Cedar Point inches closer to Steel Vengeance debut

3/23/2018
BY JIMMY MILLER
BLADE STAFF WRITER
  • SteelVengence-02-jpg

    Renderings show how the completed Steel Vengeance will look like for the 2018 Cedar Point season. Construction progress is continuing on Steel Vengeance. Cedar Point will debut the world's first tallest and fastest hyper-hybrid roller coaster during Steel Vengeance World Premiere Weekend on Saturday, May 5 and Sunday, May 6.

    CEDAR POINT

  • SANDUSKY — Cedar Point is just weeks away from debuting its newest metal behemoth, Steel Vengeance.

    The park just conducted the new coaster’s first test run late last week, and now they’re doing some of the finishing work like landscaping and adding fencing around the ride. Programmers are  working on the coaster’s computer system to help tell operators where the train is at any given moment.

    Steel Vengeance’s time is quickly approaching, and the hype is building for its May 5 opening.

    “We have not been more excited to open a new ride here at Cedar Point,” said Cedar Point spokesman Tony Clark. “Based on the interest that we’ve received and the reaction from guests and the industry, we think that it’s going to be the biggest ride debut this summer. We all cannot wait to ride it.”

    WATCH: Take a POV ride on Cedar Point’s Steel Vengeance

    The coaster’s credentials are well-documented: It’ll be the coaster with the world’s most air time, plus the longest, tallest, and fastest hybrid roller coaster ever built. It’s built by Rocky Mountain Construction, the same company that’s erected a number of wooden-steel hybrid coasters across the country. 

    Since Cedar Point announced the ride last year, Steel Vengeance’s arrival has been highly anticipated. You can count Eric Stumpf as among those who are excited: He’s a writer for an amusement park blog called Coaster Critic, and he tries to make it out to three to five venues across the country each summer. Though he was planning on attending other parks he hasn’t previously attended, he knows Steel Vengeance may draw him back to Cedar Point.

    “I’m always out in search of the newest, tallest, fastest thrill machine out there,” Mr. Stumpf said. “I’ve had, really, a lifelong pursuit and passion for roller coasters.”

    Mr. Stumpf was granted early access to the park last year when Cedar Point announced Steel Vengeance, and he was on the first people to see the point of view design. What he saw that day on video instantly caught his attention, including the 90-degree drop, the two-and-a-half minute ride duration, and the potential for what experts call “ejector air” that feels like riders are being thrown out of their seats. 

    “I imagine when you’re on that, you will feel every degree,” Mr. Stumpf said. “That’s certainly going to be quite the rush. [Steel Vengeance] is going to make quite the statement.”

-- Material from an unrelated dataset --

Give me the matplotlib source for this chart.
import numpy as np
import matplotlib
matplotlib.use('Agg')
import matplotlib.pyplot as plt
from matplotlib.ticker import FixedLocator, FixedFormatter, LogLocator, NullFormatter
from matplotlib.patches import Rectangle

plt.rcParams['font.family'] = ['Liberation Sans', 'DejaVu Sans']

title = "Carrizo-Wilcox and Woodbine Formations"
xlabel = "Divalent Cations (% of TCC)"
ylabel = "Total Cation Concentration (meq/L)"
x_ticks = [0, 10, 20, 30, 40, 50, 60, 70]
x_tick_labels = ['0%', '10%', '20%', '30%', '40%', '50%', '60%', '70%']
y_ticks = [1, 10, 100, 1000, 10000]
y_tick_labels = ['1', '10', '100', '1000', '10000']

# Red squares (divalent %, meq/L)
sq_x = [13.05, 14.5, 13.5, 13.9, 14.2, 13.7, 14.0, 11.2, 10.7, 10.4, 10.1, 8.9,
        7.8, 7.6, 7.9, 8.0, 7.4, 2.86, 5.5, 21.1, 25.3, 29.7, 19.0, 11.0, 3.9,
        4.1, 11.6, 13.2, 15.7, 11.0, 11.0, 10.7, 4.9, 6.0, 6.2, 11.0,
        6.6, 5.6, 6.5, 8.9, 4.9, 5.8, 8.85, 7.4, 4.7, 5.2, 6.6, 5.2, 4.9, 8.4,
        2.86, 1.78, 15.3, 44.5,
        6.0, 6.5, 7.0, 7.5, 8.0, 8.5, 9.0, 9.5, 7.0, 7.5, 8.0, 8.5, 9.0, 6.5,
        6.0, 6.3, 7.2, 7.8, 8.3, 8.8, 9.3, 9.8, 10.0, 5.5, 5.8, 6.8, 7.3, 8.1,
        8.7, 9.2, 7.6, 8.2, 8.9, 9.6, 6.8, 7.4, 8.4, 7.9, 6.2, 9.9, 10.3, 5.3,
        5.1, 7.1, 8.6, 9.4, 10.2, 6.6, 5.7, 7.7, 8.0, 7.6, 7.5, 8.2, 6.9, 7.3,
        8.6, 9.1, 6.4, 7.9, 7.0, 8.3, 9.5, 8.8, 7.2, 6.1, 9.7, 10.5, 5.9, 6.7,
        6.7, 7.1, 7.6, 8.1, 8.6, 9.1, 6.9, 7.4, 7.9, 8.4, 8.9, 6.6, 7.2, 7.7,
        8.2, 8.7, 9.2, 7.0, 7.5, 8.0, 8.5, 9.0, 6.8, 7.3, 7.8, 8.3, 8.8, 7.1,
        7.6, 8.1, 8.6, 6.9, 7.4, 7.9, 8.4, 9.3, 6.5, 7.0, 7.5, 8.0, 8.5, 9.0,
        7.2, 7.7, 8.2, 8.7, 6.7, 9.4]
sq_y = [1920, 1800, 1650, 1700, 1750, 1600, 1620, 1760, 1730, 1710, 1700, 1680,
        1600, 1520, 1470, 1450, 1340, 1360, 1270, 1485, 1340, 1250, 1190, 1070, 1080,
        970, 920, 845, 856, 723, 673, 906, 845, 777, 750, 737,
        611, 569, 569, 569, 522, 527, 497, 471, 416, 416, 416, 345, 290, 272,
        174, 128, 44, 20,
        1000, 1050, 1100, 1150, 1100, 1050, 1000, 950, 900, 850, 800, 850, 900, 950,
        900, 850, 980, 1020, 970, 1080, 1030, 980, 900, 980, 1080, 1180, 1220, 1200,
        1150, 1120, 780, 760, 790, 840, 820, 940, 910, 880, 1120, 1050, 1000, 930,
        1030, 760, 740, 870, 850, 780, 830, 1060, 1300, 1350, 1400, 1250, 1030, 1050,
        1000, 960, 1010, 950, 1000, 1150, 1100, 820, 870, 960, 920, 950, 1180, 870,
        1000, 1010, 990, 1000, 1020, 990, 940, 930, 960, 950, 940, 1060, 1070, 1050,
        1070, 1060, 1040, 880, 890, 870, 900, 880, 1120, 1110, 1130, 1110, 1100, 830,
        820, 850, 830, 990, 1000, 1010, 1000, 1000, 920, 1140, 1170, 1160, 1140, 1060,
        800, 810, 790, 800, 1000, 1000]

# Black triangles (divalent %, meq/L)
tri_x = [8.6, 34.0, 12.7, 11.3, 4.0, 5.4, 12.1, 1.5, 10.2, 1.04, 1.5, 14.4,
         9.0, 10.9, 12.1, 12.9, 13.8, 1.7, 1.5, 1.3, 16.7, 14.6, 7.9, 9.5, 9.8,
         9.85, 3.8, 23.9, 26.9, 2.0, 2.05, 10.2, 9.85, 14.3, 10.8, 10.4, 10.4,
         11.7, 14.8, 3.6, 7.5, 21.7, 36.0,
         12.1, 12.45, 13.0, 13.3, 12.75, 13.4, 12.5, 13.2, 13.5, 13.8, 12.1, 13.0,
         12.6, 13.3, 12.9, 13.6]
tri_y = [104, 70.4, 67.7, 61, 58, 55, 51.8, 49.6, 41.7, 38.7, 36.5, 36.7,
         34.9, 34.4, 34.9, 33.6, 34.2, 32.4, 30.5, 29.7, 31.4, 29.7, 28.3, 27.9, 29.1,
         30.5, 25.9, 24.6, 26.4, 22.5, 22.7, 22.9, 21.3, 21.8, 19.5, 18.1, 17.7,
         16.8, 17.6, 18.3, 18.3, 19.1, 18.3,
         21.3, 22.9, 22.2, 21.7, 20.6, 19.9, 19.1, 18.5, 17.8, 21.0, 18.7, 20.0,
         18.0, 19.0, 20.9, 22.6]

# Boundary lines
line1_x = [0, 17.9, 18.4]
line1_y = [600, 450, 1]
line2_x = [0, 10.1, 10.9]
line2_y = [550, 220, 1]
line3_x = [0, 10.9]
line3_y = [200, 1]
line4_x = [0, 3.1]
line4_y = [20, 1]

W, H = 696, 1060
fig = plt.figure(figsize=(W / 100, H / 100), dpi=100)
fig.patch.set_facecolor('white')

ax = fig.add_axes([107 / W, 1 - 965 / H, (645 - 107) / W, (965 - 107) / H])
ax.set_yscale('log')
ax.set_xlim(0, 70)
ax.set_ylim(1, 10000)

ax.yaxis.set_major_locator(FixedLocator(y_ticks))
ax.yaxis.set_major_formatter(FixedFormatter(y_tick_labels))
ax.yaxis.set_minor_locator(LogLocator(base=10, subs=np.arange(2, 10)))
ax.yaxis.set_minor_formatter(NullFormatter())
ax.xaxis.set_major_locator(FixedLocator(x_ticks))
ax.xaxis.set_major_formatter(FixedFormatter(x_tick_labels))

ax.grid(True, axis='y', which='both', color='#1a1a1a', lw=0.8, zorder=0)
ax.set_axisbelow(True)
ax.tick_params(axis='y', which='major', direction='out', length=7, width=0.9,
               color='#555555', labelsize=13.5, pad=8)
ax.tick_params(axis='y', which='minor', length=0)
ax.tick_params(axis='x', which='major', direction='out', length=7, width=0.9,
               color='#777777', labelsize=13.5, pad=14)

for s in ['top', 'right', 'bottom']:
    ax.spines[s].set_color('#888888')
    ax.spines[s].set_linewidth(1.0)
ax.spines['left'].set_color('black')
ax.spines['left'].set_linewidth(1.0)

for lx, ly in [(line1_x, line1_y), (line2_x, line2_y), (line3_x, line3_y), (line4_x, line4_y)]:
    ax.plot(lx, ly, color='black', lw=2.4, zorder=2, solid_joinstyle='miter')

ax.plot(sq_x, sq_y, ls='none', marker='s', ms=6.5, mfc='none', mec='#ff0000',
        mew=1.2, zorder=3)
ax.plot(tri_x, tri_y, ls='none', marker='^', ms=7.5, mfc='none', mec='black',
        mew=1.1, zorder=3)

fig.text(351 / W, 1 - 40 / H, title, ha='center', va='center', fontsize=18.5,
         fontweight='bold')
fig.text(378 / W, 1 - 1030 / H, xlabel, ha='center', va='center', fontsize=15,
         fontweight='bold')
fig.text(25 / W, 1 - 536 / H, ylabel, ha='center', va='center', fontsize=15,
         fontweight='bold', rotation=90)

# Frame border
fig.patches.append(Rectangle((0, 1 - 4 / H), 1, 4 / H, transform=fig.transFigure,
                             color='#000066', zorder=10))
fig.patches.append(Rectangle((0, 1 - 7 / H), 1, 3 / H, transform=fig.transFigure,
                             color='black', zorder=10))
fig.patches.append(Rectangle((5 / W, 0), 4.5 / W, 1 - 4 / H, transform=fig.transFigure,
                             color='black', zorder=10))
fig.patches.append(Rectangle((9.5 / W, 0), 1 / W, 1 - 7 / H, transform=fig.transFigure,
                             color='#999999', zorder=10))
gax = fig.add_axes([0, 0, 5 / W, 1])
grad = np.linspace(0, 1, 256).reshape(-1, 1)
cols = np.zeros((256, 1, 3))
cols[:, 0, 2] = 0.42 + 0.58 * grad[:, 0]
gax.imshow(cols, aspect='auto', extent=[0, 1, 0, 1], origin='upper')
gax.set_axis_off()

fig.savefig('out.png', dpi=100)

    WATCH: Here’s what Steel Vengeance will look like

    Mr. Clark is careful to distance Steel Vengeance from the coaster it’s replacing, Mean Streak. After years of complaints, Cedar Point spent the last few years tweaking Mean Streak to make up for its rickety nature. But the adjustments, according to Mr. Stumpf, simply made the ride lame. The park needed to start from scratch.

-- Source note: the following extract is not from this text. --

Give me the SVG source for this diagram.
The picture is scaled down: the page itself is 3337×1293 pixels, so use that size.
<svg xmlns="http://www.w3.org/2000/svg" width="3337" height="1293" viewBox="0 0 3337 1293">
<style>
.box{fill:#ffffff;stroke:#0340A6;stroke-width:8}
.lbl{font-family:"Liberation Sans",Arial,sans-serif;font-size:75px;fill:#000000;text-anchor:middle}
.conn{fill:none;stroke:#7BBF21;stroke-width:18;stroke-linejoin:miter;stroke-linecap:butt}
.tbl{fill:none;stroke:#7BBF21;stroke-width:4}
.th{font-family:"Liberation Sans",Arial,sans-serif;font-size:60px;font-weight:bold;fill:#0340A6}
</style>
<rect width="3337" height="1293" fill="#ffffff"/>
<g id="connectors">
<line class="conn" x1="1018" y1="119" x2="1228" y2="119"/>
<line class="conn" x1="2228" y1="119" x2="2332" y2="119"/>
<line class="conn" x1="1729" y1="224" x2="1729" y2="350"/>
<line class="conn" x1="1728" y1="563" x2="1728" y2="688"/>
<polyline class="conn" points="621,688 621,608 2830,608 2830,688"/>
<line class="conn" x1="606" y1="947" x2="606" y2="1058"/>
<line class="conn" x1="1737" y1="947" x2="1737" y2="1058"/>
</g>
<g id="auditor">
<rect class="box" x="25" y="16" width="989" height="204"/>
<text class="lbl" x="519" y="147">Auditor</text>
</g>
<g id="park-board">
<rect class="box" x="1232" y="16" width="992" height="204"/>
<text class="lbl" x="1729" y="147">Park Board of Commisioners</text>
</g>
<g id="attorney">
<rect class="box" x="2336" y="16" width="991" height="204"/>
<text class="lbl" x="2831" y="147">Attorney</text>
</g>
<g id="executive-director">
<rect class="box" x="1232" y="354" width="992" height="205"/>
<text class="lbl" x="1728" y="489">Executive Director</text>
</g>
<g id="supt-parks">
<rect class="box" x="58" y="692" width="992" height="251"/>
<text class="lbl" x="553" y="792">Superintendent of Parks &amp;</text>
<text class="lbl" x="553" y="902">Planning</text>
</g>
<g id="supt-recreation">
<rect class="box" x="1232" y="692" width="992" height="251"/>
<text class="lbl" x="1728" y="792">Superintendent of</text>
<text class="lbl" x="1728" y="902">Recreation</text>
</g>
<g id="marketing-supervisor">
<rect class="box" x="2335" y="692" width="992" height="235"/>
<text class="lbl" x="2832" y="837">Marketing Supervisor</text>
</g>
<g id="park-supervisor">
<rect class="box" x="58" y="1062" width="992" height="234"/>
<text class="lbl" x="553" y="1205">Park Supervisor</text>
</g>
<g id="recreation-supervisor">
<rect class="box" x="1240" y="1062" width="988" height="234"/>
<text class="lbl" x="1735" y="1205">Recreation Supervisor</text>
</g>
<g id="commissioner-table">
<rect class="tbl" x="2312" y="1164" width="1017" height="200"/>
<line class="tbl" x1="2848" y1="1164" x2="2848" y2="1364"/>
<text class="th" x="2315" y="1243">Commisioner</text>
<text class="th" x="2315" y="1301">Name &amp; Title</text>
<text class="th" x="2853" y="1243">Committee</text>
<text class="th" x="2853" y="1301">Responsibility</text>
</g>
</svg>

    The structure from Mean Streak remains, but the track is now steel, making it a hybrid. As a result, thrill-seekers will get the look of a wooden coaster with the slick feel of a steel behemoth. 

    “People were calling [Mean Streak] a snoozefest,” Mr. Stumpf said. “It just didn’t have that speed and that vigor that it used to have, and it really didn’t live up to its namesake. I think there were enough people like me with those complaints, and those folks said, ‘You know what, we’re not going to tear it down completely, but we are going to make it better.’ ”

    WATCH: Crews finish the top of Steel Vengeance from 200 feet up

    Don’t be deceived by the ride’s wooden frame: Mr. Clark said Steel Vengeance will ride with the same smoothness — and intensity — as the park’s latest roller coasters that grace Cedar Point’s skyline. 

    “It’s just an impressive structure,” Mr. Clark said. “It does conjure up that nostalgia of an old, wooden roller coaster, but when guests ride it, they’re going to quickly realize that it’s nothing like a wooden coaster at all. It’s going to be exciting, fun, thrilling, and it’s going to combine all the elements that a coaster fan is going to want.”